++++ ENTRIES SUPPLIED
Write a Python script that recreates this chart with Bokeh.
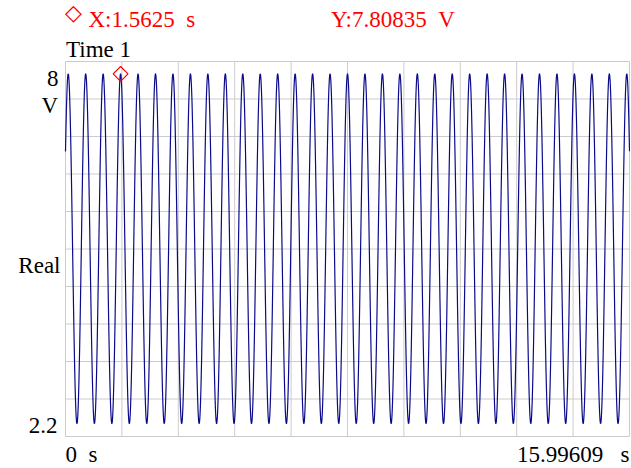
import numpy as np
from bokeh.plotting import figure
from bokeh.models import Range1d, Label
from bokeh.embed import file_html
from bokeh.resources import INLINE

# ---- data ----
sample_rate_hz = 256
n_samples = 4096
signal_freq_hz = 2.02          # ~32 cycles across the record
peak_time_s = 1.5625           # cursor sits on a crest
peak_volts = 7.80835
trough_volts = 2.40
x_start, x_end = 0.0, 15.99609
y_bottom, y_top = 2.2, 8.0
cursor_x = [1.5625]
cursor_y = [7.80835]
header_mark = "\u25c7"
header_x = "X:1.5625\u00a0\u00a0s"
header_y = "Y:7.80835\u00a0\u00a0V"
title_text = "Time 1"
y_texts = ["8", "V", "Real", "2.2"]
x_texts = ["0\u00a0\u00a0s", "15.99609\u00a0\u00a0\u00a0s"]
n_div = 10

t = np.arange(n_samples) / sample_rate_hz
offset = (peak_volts + trough_volts) / 2
amp = (peak_volts - trough_volts) / 2
volts = offset + amp * np.cos(2 * np.pi * signal_freq_hz * (t - peak_time_s))

# ---- layout: plot box in canvas pixels ----
W, H = 630, 466
BL, BR, BT, BB = 65.0, 629.0, 61.0, 436.0
sx = (x_end - x_start) / (BR - BL)
sy = (y_top - y_bottom) / (BB - BT)

def dx(px):
    return x_start + (px - BL) * sx

def dy(py):
    return y_top - (py - BT) * sy

p = figure(width=W, height=H, min_border=0,
           x_range=Range1d(dx(0), dx(W)), y_range=Range1d(dy(H), dy(0)),
           x_axis_location=None, y_axis_location=None,
           toolbar_location=None, title=None, output_backend="svg")
p.xgrid.visible = False
p.ygrid.visible = False
p.outline_line_color = None
p.background_fill_color = "white"
p.border_fill_color = "white"

GRID = "#cccccc"
xt = [x_start + k * (x_end - x_start) / n_div for k in range(1, n_div)]
yt = [y_bottom + k * (y_top - y_bottom) / n_div for k in range(1, n_div)]
p.segment(x0=xt, x1=xt, y0=[y_bottom] * len(xt), y1=[y_top] * len(xt),
          line_color=GRID, line_width=1)
p.segment(x0=[x_start] * len(yt), x1=[x_end] * len(yt), y0=yt, y1=yt,
          line_color=GRID, line_width=1)
p.quad(left=[x_start], right=[x_end], bottom=[y_bottom], top=[y_top],
       fill_color=None, line_color=GRID, line_width=1)

p.line(t, volts, line_color="#0a0a8a", line_width=1.2)
p.scatter(cursor_x, cursor_y, marker="square", angle=np.pi / 4, size=10.5,
          fill_color=None, line_color="#ff0000", line_width=1.2)

FONT = "Liberation Serif"
FS = "23px"
DY = -7.5   # baseline correction

def lab(text, px, py, align="left", color="black", font=FONT, size=FS, baseline="alphabetic"):
    p.add_layout(Label(x=dx(px), y=dy(py + DY), text=text, text_align=align,
                       text_baseline=baseline, text_color=color,
                       text_font=font, text_font_size=size))

lab(header_mark, 64.5, 19.5, color="#ff0000", font="DejaVu Sans", size="22px", baseline="middle")
lab(header_x, 88, 26.7, color="#ff0000")
lab(header_y, 330.5, 26.7, color="#ff0000")
lab(title_text, 65.5, 56.7)
lab(y_texts[0], 58, 85, align="right")
lab(y_texts[1], 57.5, 112.7, align="right")
lab(y_texts[2], 60, 272.3, align="right")
lab(y_texts[3], 57, 432.3, align="right")
lab(x_texts[0], 65, 461.7)
lab(x_texts[1], 629, 461.7, align="right")

open("out.html", "w").write(file_html(p, INLINE))
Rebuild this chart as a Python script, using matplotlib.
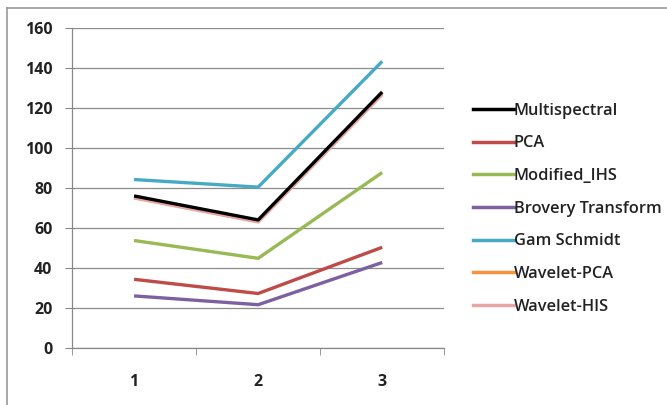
++++++++
Skip the pictures and transcribe the rest of the records exactly.

_WORKED SOLUTION_
Write a Python script that recreates this chart with Bokeh.
import numpy as np
from bokeh.plotting import figure
from bokeh.models import Range1d, Label
from bokeh.embed import file_html
from bokeh.resources import INLINE

# ---- data ----
sample_rate_hz = 256
n_samples = 4096
signal_freq_hz = 2.02          # ~32 cycles across the record
peak_time_s = 1.5625           # cursor sits on a crest
peak_volts = 7.80835
trough_volts = 2.40
x_start, x_end = 0.0, 15.99609
y_bottom, y_top = 2.2, 8.0
cursor_x = [1.5625]
cursor_y = [7.80835]
header_mark = "\u25c7"
header_x = "X:1.5625\u00a0\u00a0s"
header_y = "Y:7.80835\u00a0\u00a0V"
title_text = "Time 1"
y_texts = ["8", "V", "Real", "2.2"]
x_texts = ["0\u00a0\u00a0s", "15.99609\u00a0\u00a0\u00a0s"]
n_div = 10

t = np.arange(n_samples) / sample_rate_hz
offset = (peak_volts + trough_volts) / 2
amp = (peak_volts - trough_volts) / 2
volts = offset + amp * np.cos(2 * np.pi * signal_freq_hz * (t - peak_time_s))

# ---- layout: plot box in canvas pixels ----
W, H = 630, 466
BL, BR, BT, BB = 65.0, 629.0, 61.0, 436.0
sx = (x_end - x_start) / (BR - BL)
sy = (y_top - y_bottom) / (BB - BT)

def dx(px):
    return x_start + (px - BL) * sx

def dy(py):
    return y_top - (py - BT) * sy

p = figure(width=W, height=H, min_border=0,
           x_range=Range1d(dx(0), dx(W)), y_range=Range1d(dy(H), dy(0)),
           x_axis_location=None, y_axis_location=None,
           toolbar_location=None, title=None, output_backend="svg")
p.xgrid.visible = False
p.ygrid.visible = False
p.outline_line_color = None
p.background_fill_color = "white"
p.border_fill_color = "white"

GRID = "#cccccc"
xt = [x_start + k * (x_end - x_start) / n_div for k in range(1, n_div)]
yt = [y_bottom + k * (y_top - y_bottom) / n_div for k in range(1, n_div)]
p.segment(x0=xt, x1=xt, y0=[y_bottom] * len(xt), y1=[y_top] * len(xt),
          line_color=GRID, line_width=1)
p.segment(x0=[x_start] * len(yt), x1=[x_end] * len(yt), y0=yt, y1=yt,
          line_color=GRID, line_width=1)
p.quad(left=[x_start], right=[x_end], bottom=[y_bottom], top=[y_top],
       fill_color=None, line_color=GRID, line_width=1)

p.line(t, volts, line_color="#0a0a8a", line_width=1.2)
p.scatter(cursor_x, cursor_y, marker="square", angle=np.pi / 4, size=10.5,
          fill_color=None, line_color="#ff0000", line_width=1.2)

FONT = "Liberation Serif"
FS = "23px"
DY = -7.5   # baseline correction

def lab(text, px, py, align="left", color="black", font=FONT, size=FS, baseline="alphabetic"):
    p.add_layout(Label(x=dx(px), y=dy(py + DY), text=text, text_align=align,
                       text_baseline=baseline, text_color=color,
                       text_font=font, text_font_size=size))

lab(header_mark, 64.5, 19.5, color="#ff0000", font="DejaVu Sans", size="22px", baseline="middle")
lab(header_x, 88, 26.7, color="#ff0000")
lab(header_y, 330.5, 26.7, color="#ff0000")
lab(title_text, 65.5, 56.7)
lab(y_texts[0], 58, 85, align="right")
lab(y_texts[1], 57.5, 112.7, align="right")
lab(y_texts[2], 60, 272.3, align="right")
lab(y_texts[3], 57, 432.3, align="right")
lab(x_texts[0], 65, 461.7)
lab(x_texts[1], 629, 461.7, align="right")

open("out.html", "w").write(file_html(p, INLINE))
Rebuild this chart as a Python script, using matplotlib.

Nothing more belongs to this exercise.